Friday, July 8, 2011

Post op week 4 appointment


We had our post op week 4 appointment this past Tuesday. No changes from last week to report. Everything is continuing to look good at this time. We met with one of the nurse practitioners from the spina bifida clinic after our OB appointment. It was nice to physically see what a shunt looks like if she were to end up needing one. We also were able to see a urinary catheter also ( I am guessing by size maybe a 5 or 6 french) The urinary catheter is not a big deal to me as I am a LPN and have catheterized numerous people over the years- my husband on the other hand looked like he was going to pass out. Dealing with the reality of most likely needing to cath her is very stressful for him. I think like most other Dads in this situation, he is afraid of hurting her or doing something wrong that ends up with her getting a UTI. It was good to know that the hospital will provide a gel pack for her lower back to place in her car seat and if needed they have a bed style car seat that we can use also. The spina bifida clinic runs twice a month and all of the specialists that your child would need to see are scheduled to be there. Over the next two appointments we will be meeting with her neurosurgeon and the neonatalogist.

Tomorrow marks the 28th week of pregnancy which is a one of the first milestones for fetal surgery. If all goes well from this point- only 9 more weeks of bedrest.

On a crappy note I received a letter yesterday from my employer regarding my health insurance coverage. After the end of August I will need to pay alittle over $1600 a month for COBRA until I can return to work- which if all goes as planned will not be until mid November. Hmmm . . . . .

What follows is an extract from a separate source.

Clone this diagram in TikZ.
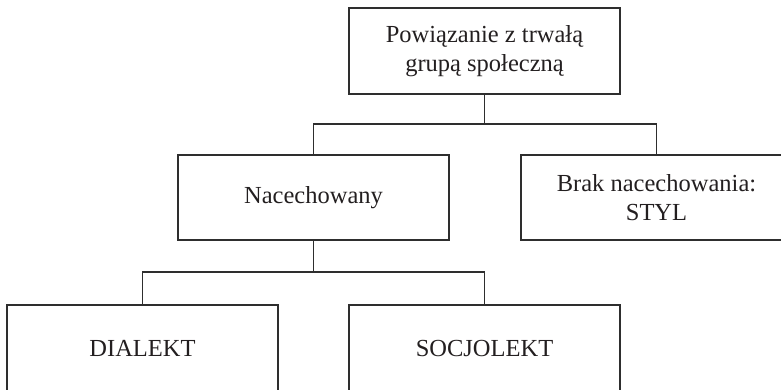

On one of the comments left on our blog I was asked why my family had decided to have the fetal surgery done. I will try my best to explain our reasons. When you first hear that your baby has a birth defect and the challenges that come with that defect- spina bifida in our case- you feel powerless and defective. You run all of the events of the pregnancy through your mind- searching for something you did wrong - something to place the blame on. You think about all of the "normal" things such as walking or riding a bike that your child may never be able to do. Your heart breaks with the anticipation of the challenges your child is going to face over their lifetime. Let's face it- it can be an ignorant and cruel world out there- even for a person with no disabilities. Your protective instincts take over and you become the biggest cheerleader for your unborn child. You spend hours researching the birth defect in depth. You read about other people's experiences- what worked well for them- what didn't work for them- ways they have adapted to meet their needs. You study the results of the MOMs trial in the New England Journal of Medicine. You speak with specialists regarding the birth defect. You learn about the risks involved with fetal surgery. Having the surgery is a very individualized choice- it is not for everyone. While you can not erase or cure the birth defect, fetal surgery gives you the opportunity to help prevent further disability. Amniotic fluid is very caustic to the open spine and will continue to eat away at the nerve endings causing more damage and disability during the remainder of the pregnancy. The open spine can continue to pull down and cause further hindbrain herniation (Chiari malformation) and block the flow of CSF causing hydrocephalus to occur. You still have the possibility of hydrocephalus occurring after fetal surgery but preventing the Chiari malformation from worsening is a major deal. The Chiari malformation can cause problems with breathing and feeding which could result in the need for a trach or feeding tube. We chose to have the fetal surgery with the understanding that the surgery is not going to cure our child's spina bifida but it can help prevent further disability from occurring. We want to give Rachel a chance for the best possible outcome in her life. Fetal surgery gave us the opportunity to dissolve the feelings of being powerless and to do something positive for our unborn child.